The Inspiring Journey of Immigrant Parents - My observations and invitations

Christine Chang

It may seem counterintuitive, but many immigrant parents do indeed aspire to adopt Western-style parenting practices when they move to a new country. Western parenting tends to emphasize the development of individual identity and autonomy. It allows and encourages children to express their thoughts, feelings, and opinions openly. Parents tend to use praise and rewards to reinforce desirable behaviors and offer acceptance and problem-solving to help support children in making their own choices and decisions.

Many immigrant parents are eager to shield their children from the hardships they experience. Growing up, many immigrant parents often learn more about the values of obeying authority, enduring hardship without asking for help or questioning, and adhering to the singular correct answer as dictated by society. While those values could be adaptive in the home culture at some point, many immigrant parents often strive to give their children a new and enriching experience when they relocate to a different place.

At the intersection of the impact of generational and cultural trauma, the immigration process, and the role and responsibility of parenthood, immigrant parents are navigating uncharted territory where they don’t have many role models in the community. Immigrant parents may find themselves grappling with the everyday concepts of freedom, independence, and autonomy that differ from what they learned from textbooks or movies. The lack of familiarity with the cultural nuances and limited access to support and resources can lead to misunderstandings and misinterpretations. For example, immigrant parents may have limited exposure to what it truly means (and why it is important) to develop personal interests that bring joy and fun. This can be attributed to the emphasis the upbringing placed on survival, practicality, and pragmatism. Consequently, facilitating their children to cultivate personal choices can feel apprehensive and daunting. It requires not only an understanding of personal agency but also a bottom-up bodily experience of joy and selfhood. Similarly, when it comes to dealing with disagreements with their children, many immigrant parents feel overwhelmed. Their upbringing might have presented them with only two approaches: obedience and conformity, or dismissiveness and abandonment. As a result, it can be unfamiliar for parents to lead a dialogue of different emotions and needs with each other, negotiate solutions, and navigate diversity and differences.

In light of this, I would like to offer a few ideas that I invite immigrant parents to consider on the parenting journey.

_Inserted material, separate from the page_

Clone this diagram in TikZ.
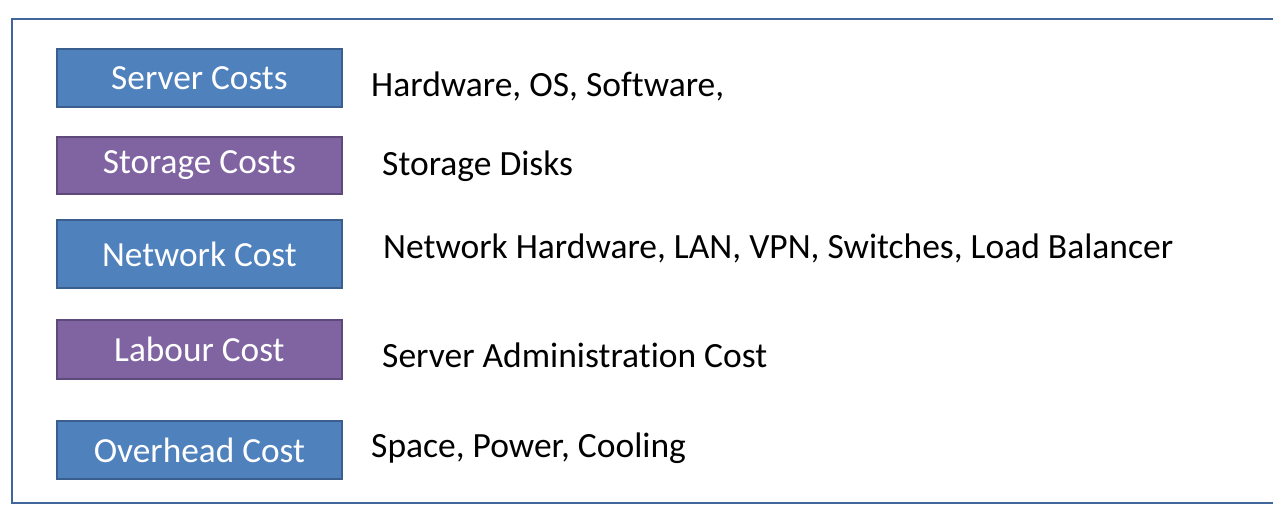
\documentclass[tikz,border=0pt]{standalone}
\usepackage{fontspec}
\setmainfont[Ligatures=NoCommon]{Carlito}
\definecolor{boxblue}{HTML}{4F81BD}
\definecolor{boxblueline}{HTML}{3A5F8F}
\definecolor{boxpurple}{HTML}{8064A2}
\definecolor{boxpurpleline}{HTML}{5E4A7A}
\definecolor{frameline}{HTML}{41669B}
\tikzset{
  costbox/.style={draw, line width=1.8pt, minimum width=285pt, anchor=north west, inner sep=0pt,
    text=white, font=\fontsize{35.3}{40}\selectfont},
  bluebox/.style={costbox, fill=boxblue, draw=boxblueline},
  purplebox/.style={costbox, fill=boxpurple, draw=boxpurpleline},
  desc/.style={anchor=base west, inner sep=0pt, text=black, font=\fontsize{35.5}{40}\selectfont},
}
\begin{document}
\begin{tikzpicture}[x=1pt,y=-1pt]
\useasboundingbox (0,0) rectangle (1273,512);
\fill[white] (0,0) rectangle (1273,512);
\draw[frameline, line width=2pt] (1290,19) -- (12,19) -- (12,503) -- (1290,503);
\node[bluebox, minimum height=58pt] (server) at (56,48) {Server Costs};
\node[purplebox, minimum height=57pt] (storage) at (56,136) {Storage Costs};
\node[bluebox, minimum height=68pt] (network) at (56,219) {Network Cost};
\node[purplebox, minimum height=59pt] (labour) at (56,319) {Labour Cost};
\node[bluebox, minimum height=58pt] (overhead) at (56,420) {Overhead Cost};
\node[desc] (d1) at (371,96) {Hardware, OS, Software,};
\node[desc] (d2) at (382,175) {Storage Disks};
\node[desc] (d3) at (383,258) {Network Hardware, LAN, VPN, Switches, Load Balancer};
\node[desc] (d4) at (382,367) {Server Administration Cost};
\node[desc] (d5) at (371,457) {Space, Power, Cooling};
\end{tikzpicture}
\end{document}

  1. The best part of raising children is probably getting another opportunity to grow up again in the way you want. Let’s be curious about the self, including family history, emotional wounds, and potential influences on parenting approaches. Becoming more aware of the beliefs, values, perspectives, and behaviors will allow you to intentionally shape and refine them.

  2. When confronted with children's errors, disagreements, conflicts, and difficult emotions, take a deliberate step back, or even momentarily pause. Slow the self down. Find ways to anchor the self first. Notice that the sense of urgency or anxiety usually comes from a memory or a trauma response.

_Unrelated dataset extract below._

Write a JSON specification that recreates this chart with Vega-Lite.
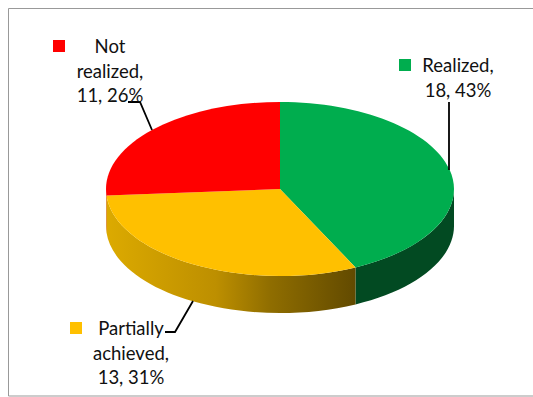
{
  "$schema": "https://vega.github.io/schema/vega-lite/v6.json",
  "width": 506,
  "height": 378,
  "padding": {"left": 27, "right": 0, "top": 0, "bottom": 19},
  "autosize": {"type": "none"},
  "background": "#ffffff",
  "view": {"stroke": null},
  "params": [
    {"name": "rx", "value": 174},
    {"name": "ry", "value": 87},
    {"name": "depth", "value": 37}
  ],
  "data": {
    "values": [
      {"status": "Realized", "count": 18, "share": 43, "label": "Realized,\n18, 43%"},
      {"status": "Partially achieved", "count": 13, "share": 31, "label": "Partially\nachieved,\n13, 31%"},
      {"status": "Not realized", "count": 11, "share": 26, "label": "Not\nrealized,\n11, 26%"}
    ]
  },
  "transform": [
    {"window": [{"op": "sum", "field": "count", "as": "cum"}], "sort": [{"field": "count", "order": "descending"}]},
    {"joinaggregate": [{"op": "sum", "field": "count", "as": "total"}]},
    {"calculate": "2*PI*(datum.cum-datum.count)/datum.total", "as": "a0"},
    {"calculate": "2*PI*datum.cum/datum.total", "as": "a1"},
    {"calculate": "round(rx*sin(datum.a0)*100)/100", "as": "x0"},
    {"calculate": "round(-ry*cos(datum.a0)*100)/100", "as": "y0"},
    {"calculate": "round(rx*sin(datum.a1)*100)/100", "as": "x1"},
    {"calculate": "round(-ry*cos(datum.a1)*100)/100", "as": "y1"},
    {"calculate": "max(datum.a0,PI/2)", "as": "w0"},
    {"calculate": "min(datum.a1,3*PI/2)", "as": "w1"},
    {"calculate": "round(rx*sin(datum.w0)*100)/100", "as": "wx0"},
    {"calculate": "round(-ry*cos(datum.w0)*100)/100", "as": "wy0"},
    {"calculate": "round(rx*sin(datum.w1)*100)/100", "as": "wx1"},
    {"calculate": "round(-ry*cos(datum.w1)*100)/100", "as": "wy1"},
    {"calculate": "'M0,0L'+datum.x0+','+datum.y0+'A'+rx+','+ry+' 0 '+(datum.a1-datum.a0>PI?1:0)+' 1 '+datum.x1+','+datum.y1+'Z'", "as": "facePath"},
    {"calculate": "'M'+datum.wx0+','+datum.wy0+'A'+rx+','+ry+' 0 0 1 '+datum.wx1+','+datum.wy1+'L'+datum.wx1+','+(datum.wy1+depth)+'A'+rx+','+ry+' 0 0 0 '+datum.wx0+','+(datum.wy0+depth)+'Z'", "as": "wallPath"}
  ],
  "resolve": {"scale": {"color": "independent", "shape": "independent"}},
  "layer": [
    {
      "data": {"values": [{"part": "frame"}]},
      "transform": [],
      "mark": {"type": "point", "filled": false, "opacity": 1, "size": 4, "stroke": "#999999", "strokeWidth": 1,
               "shape": "M253,-180.5L-271.5,-180.5L-271.5,207L253,207"}
    },
    {
      "transform": [{"filter": "datum.status !== 'Partially achieved'"}],
      "mark": {"type": "point", "filled": true, "opacity": 1, "size": 4},
      "encoding": {
        "shape": {"field": "wallPath", "type": "nominal", "scale": null},
        "color": {"field": "status", "type": "nominal", "legend": null,
                  "scale": {"domain": ["Realized", "Not realized"], "range": ["#024a22", "#c00000"]}}
      }
    },
    {
      "transform": [{"filter": "datum.status === 'Partially achieved'"}],
      "mark": {"type": "point", "filled": true, "opacity": 1, "size": 4,
               "color": {"gradient": "linear", "x1": 0, "y1": 0, "x2": 1, "y2": 0,
                         "stops": [
                           {"offset": 0, "color": "#dcaa00"},
                           {"offset": 0.44, "color": "#bd8f00"},
                           {"offset": 0.66, "color": "#8f6d00"},
                           {"offset": 1, "color": "#624a00"}
                         ]}},
      "encoding": {"shape": {"field": "wallPath", "type": "nominal", "scale": null}}
    },
    {
      "mark": {"type": "point", "filled": true, "opacity": 1, "size": 4},
      "encoding": {
        "shape": {"field": "facePath", "type": "nominal", "scale": null},
        "color": {"field": "status", "type": "nominal", "legend": null,
                  "scale": {"domain": ["Realized", "Partially achieved", "Not realized"], "range": ["#00ad4e", "#ffc000", "#ff0000"]}}
      }
    },
    {
      "mark": {"type": "point", "filled": false, "opacity": 1, "size": 4, "stroke": "#000000", "strokeWidth": 1.8},
      "encoding": {
        "shape": {"field": "status", "type": "nominal", "legend": null,
                  "scale": {"domain": ["Realized", "Partially achieved", "Not realized"],
                            "range": ["M169,-87L169,-19", "M-87,112L-105,143L-115,143", "M-152,-87L-140,-87L-128,-59"]}}
      }
    },
    {
      "mark": {"type": "point", "filled": true, "opacity": 1, "size": 4},
      "encoding": {
        "shape": {"field": "status", "type": "nominal", "legend": null,
                  "scale": {"domain": ["Realized", "Partially achieved", "Not realized"],
                            "range": ["M119,-130H131V-118H119Z", "M-210,133H-198V145H-210Z", "M-227,-149H-215V-137H-227Z"]}},
        "color": {"field": "status", "type": "nominal", "legend": null,
                  "scale": {"domain": ["Realized", "Partially achieved", "Not realized"], "range": ["#00ad4e", "#ffc000", "#ff0000"]}}
      }
    },
    {
      "transform": [{"filter": "datum.status === 'Realized'"}],
      "mark": {"type": "text", "font": "Lato", "fontSize": 18.5, "lineBreak": "\n", "lineHeight": 24.5, "align": "center", "baseline": "alphabetic", "color": "#111111", "dx": 178, "dy": -117},
      "encoding": {"text": {"field": "label", "type": "nominal"}}
    },
    {
      "transform": [{"filter": "datum.status === 'Partially achieved'"}],
      "mark": {"type": "text", "font": "Lato", "fontSize": 18.5, "lineBreak": "\n", "lineHeight": 24.5, "align": "center", "baseline": "alphabetic", "color": "#111111", "dx": -149, "dy": 146},
      "encoding": {"text": {"field": "label", "type": "nominal"}}
    },
    {
      "transform": [{"filter": "datum.status === 'Not realized'"}],
      "mark": {"type": "text", "font": "Lato", "fontSize": 18.5, "lineBreak": "\n", "lineHeight": 24.5, "align": "center", "baseline": "alphabetic", "color": "#111111", "dx": -170, "dy": -136},
      "encoding": {"text": {"field": "label", "type": "nominal"}}
    }
  ]
}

  3. It is challenging to raise children in a country different from one's place of origin. Immigrant parents are teaching their children to fish in unfamiliar waters. Acknowledge the courage and resilience within each of you. Recognize the strength and adaptability it takes to navigate the complexities of being an immigrant parent. 

It seems as though it was only yesterday when you were navigating uncharted territories and transitioning to a new society. Yet, here you stand, building a family and nurturing the next generation. Regardless of the path that brought you to this land, you have arrived. Let’s embrace grace and patience as you cultivate your roots and nurture new branches here.